Prosecutors in Itzehoe said during the proceedings that Furchner’s trial may be the last of its kind.

However, a special federal prosecutors’ office in Ludwigsburg tasked with investigating Nazi-era war crimes says another five cases are pending with prosecutors in various parts of Germany, where charges of murder and accessory to murder are not subject to a statute of limitations.

Initially a collection point for Jews and non-Jewish Poles removed from Danzig, now the Polish city of Gdansk, Stutthof from about 1940 was used as a Nazi so-called “work education camp” where forced laborers, primarily Polish and Soviet citizens, were sent to serve sentences and often died.

From mid-1944, tens of thousands of Jews from ghettos in the Baltics and from Auschwitz filled the camp along with thousands of Polish civilians swept up in the brutal Nazi suppression of the Warsaw uprising.

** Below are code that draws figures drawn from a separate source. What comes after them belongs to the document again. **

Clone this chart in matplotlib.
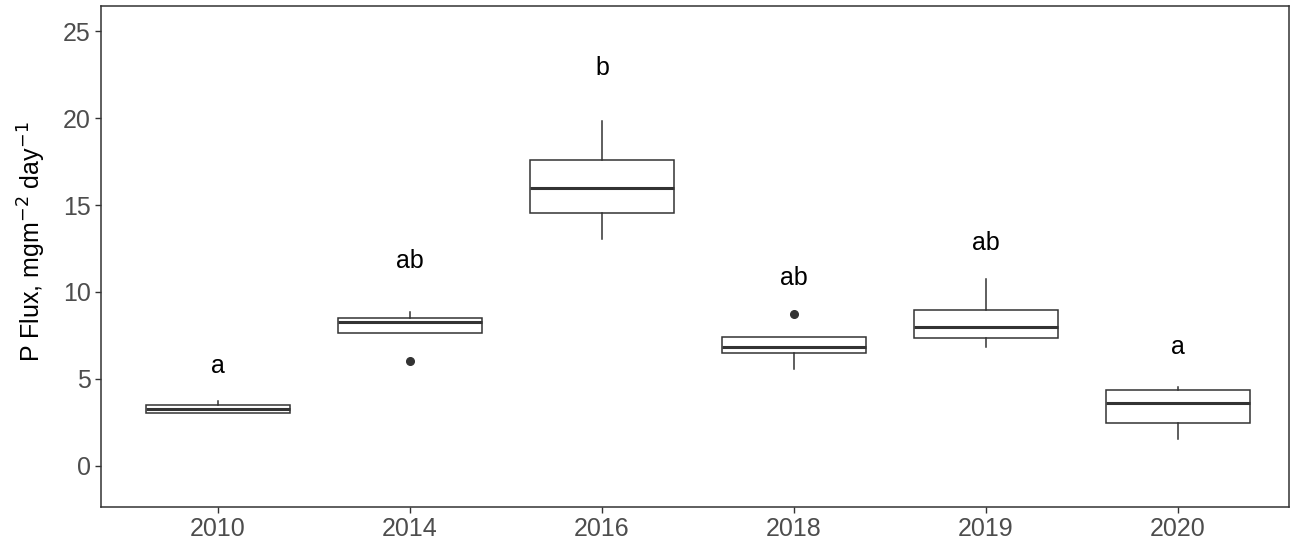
import matplotlib
matplotlib.use("Agg")
import matplotlib.pyplot as plt

years = ["2010", "2014", "2016", "2018", "2019", "2020"]
q1 = [3.05, 7.64, 14.56, 6.48, 7.37, 2.49]
med = [3.28, 8.28, 16.0, 6.82, 8.0, 3.6]
q3 = [3.5, 8.5, 17.57, 7.4, 8.98, 4.39]
wlo = [3.05, 7.64, 13.03, 5.6, 6.84, 1.57]
whi = [3.75, 8.85, 19.85, 7.4, 10.76, 4.56]
outliers = [[], [6.05], [], [8.72], [], []]
letters = ["a", "ab", "b", "ab", "ab", "a"]
letter_y = [5.75, 11.8, 22.9, 10.8, 12.8, 6.85]

plt.rcParams['font.family'] = ['Liberation Sans', 'DejaVu Sans']

fig = plt.figure(figsize=(12.91, 5.46), dpi=100)
ax = fig.add_axes([101/1291, (546-507)/546, (1289-101)/1291, (507-6)/546])

stats = []
for i in range(len(years)):
    stats.append(dict(med=med[i], q1=q1[i], q3=q3[i], whislo=wlo[i], whishi=whi[i],
                      fliers=outliers[i], label=years[i]))

pos = list(range(len(years)))
ax.bxp(stats, positions=pos, widths=0.75, showfliers=True, patch_artist=True,
       boxprops=dict(facecolor="white", edgecolor="#333333", linewidth=1.1),
       medianprops=dict(color="#333333", linewidth=2.2),
       whiskerprops=dict(color="#333333", linewidth=1.1),
       capprops=dict(linewidth=0),
       flierprops=dict(marker="o", markerfacecolor="#333333", markeredgecolor="#333333",
                       markersize=5.5))

for i, (t, y) in enumerate(zip(letters, letter_y)):
    ax.text(pos[i], y, t, ha="center", va="center", fontsize=18, color="black")

ax.set_xlim(-0.61, 5.58)
ax.set_ylim(-2.36, 26.44)
ax.set_yticks([0, 5, 10, 15, 20, 25])
ax.set_xticks(pos)
ax.set_xticklabels(years)
ax.tick_params(axis="both", labelsize=18, labelcolor="#4D4D4D", color="#333333",
               length=4, width=1.0)
ax.set_ylabel("P Flux, mgm$^{-2}$ day$^{-1}$", fontsize=18, color="black")
ax.yaxis.set_label_coords(-0.045, 0.53)
for s in ax.spines.values():
    s.set_color("#333333")
    s.set_linewidth(1.1)

fig.savefig("out.png", dpi=100, facecolor="white")
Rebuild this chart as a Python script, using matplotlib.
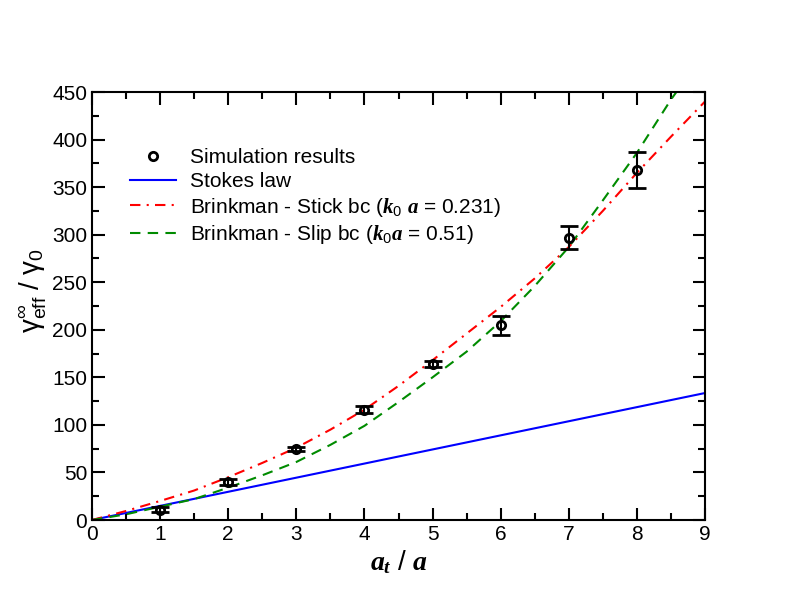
import numpy as np
import matplotlib
matplotlib.use("Agg")
import matplotlib.pyplot as plt
from matplotlib.lines import Line2D
from matplotlib.ticker import MultipleLocator

plt.rcParams['font.family'] = ['Liberation Sans', 'DejaVu Sans']
plt.rcParams['mathtext.fontset'] = 'custom'
plt.rcParams['mathtext.rm'] = 'Liberation Sans'
plt.rcParams['mathtext.it'] = 'Liberation Serif:italic:bold'
plt.rcParams['mathtext.bf'] = 'Liberation Serif:bold'

# simulation results
x_sim = [1, 2, 3, 4, 5, 6, 7, 8]
y_sim = [11, 40, 75, 116, 164, 205, 297, 368]
err_sim = [3, 3, 2, 4, 3, 10, 12, 19]

# Stokes law
x_stokes = [0, 9]
y_stokes = [0, 133.5]

# Brinkman - stick bc
x_stick = [0, 0.5, 1, 1.5, 2, 2.5, 3, 3.5, 4, 4.5, 5, 5.5, 6, 6.5, 7, 7.5, 8, 8.5, 9]
y_stick = [0, 9.5, 20, 31, 45, 60, 76, 95, 116, 141, 168, 196, 224, 254, 287, 325, 365, 403, 440]

# Brinkman - slip bc
x_slip = [0, 0.5, 1, 1.5, 2, 2.5, 3, 3.5, 4, 4.5, 5, 5.5, 6, 6.5, 7, 7.5, 8, 8.5, 8.6]
y_slip = [0, 6, 14, 22, 34, 47, 61, 79, 99, 124, 150, 177, 209, 246, 287, 336, 386, 442, 452]

fig = plt.figure(figsize=(7.92, 6.12), dpi=100)
ax = fig.add_axes([92/792, 92/612, 613/792, 428/612])

ax.plot(x_stokes, y_stokes, color='#0000ff', lw=1.5)
ax.plot(x_stick, y_stick, color='#ff0000', lw=1.5, linestyle=(0, (5, 3, 1, 3)))
ax.plot(x_slip, y_slip, color='#008b00', lw=1.5, linestyle=(0, (5, 3.5)))
ax.errorbar(x_sim, y_sim, yerr=err_sim, fmt='o', color='black', mfc='none',
            ms=6, mew=2, elinewidth=1.5, capsize=6.5, capthick=1.5, zorder=5)

ax.set_xlim(0, 9)
ax.set_ylim(0, 450)
ax.xaxis.set_major_locator(MultipleLocator(1))
ax.xaxis.set_minor_locator(MultipleLocator(0.5))
ax.yaxis.set_major_locator(MultipleLocator(50))
ax.yaxis.set_minor_locator(MultipleLocator(25))
ax.tick_params(which='both', direction='in', top=True, right=True, width=1.5, labelsize=15)
ax.tick_params(which='major', length=9)
ax.tick_params(which='minor', length=5)
for s in ax.spines.values():
    s.set_linewidth(1.5)

ax.set_xlabel(r'$a_t\ /\ a$', fontsize=20, labelpad=3)
ax.set_ylabel(r'$\mathrm{\gamma^{\infty}_{eff}\ /\ \gamma_0}$', fontsize=20)
ax.yaxis.set_label_coords(-0.07, 0.535)

handles = [
    Line2D([], [], marker='o', ls='none', color='black', mfc='none', ms=6, mew=2),
    Line2D([], [], color='#0000ff', lw=1.5),
    Line2D([], [], color='#ff0000', lw=1.5, linestyle=(0, (5, 3, 1, 3))),
    Line2D([], [], color='#008b00', lw=1.5, linestyle=(0, (5, 3.5))),
]
labels = [
    'Simulation results',
    'Stokes law',
    r'Brinkman - Stick bc ($k_{\mathit{0}}\ a$ = 0.231)',
    r'Brinkman - Slip bc ($k_{\mathit{0}}a$ = 0.51)',
]
ax.legend(handles, labels, loc='upper left', bbox_to_anchor=(0.062, 0.868),
          frameon=False, fontsize=15, handlelength=2.2, handletextpad=0.7,
          labelspacing=0.22, borderpad=0, borderaxespad=0)

fig.savefig('out.png', dpi=100)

Some 65,000 people are thought to have died in horrendous conditions at Stutthof, including Jewish prisoners, non-Jewish Poles and captured Soviet soldiers.

The court at Itzehoe in northern Germany heard from survivors of the camp, some of whom have died during the trial.

Camp survivor Josef Salomonovic had travelled to the court to give evidence at the trial. He was only six when his father was shot dead at Stutthof in September 1944.

"She's indirectly guilty, even if she just sat in the office and put her stamp on my father's death certificate,” he told reporters at the court in December last year.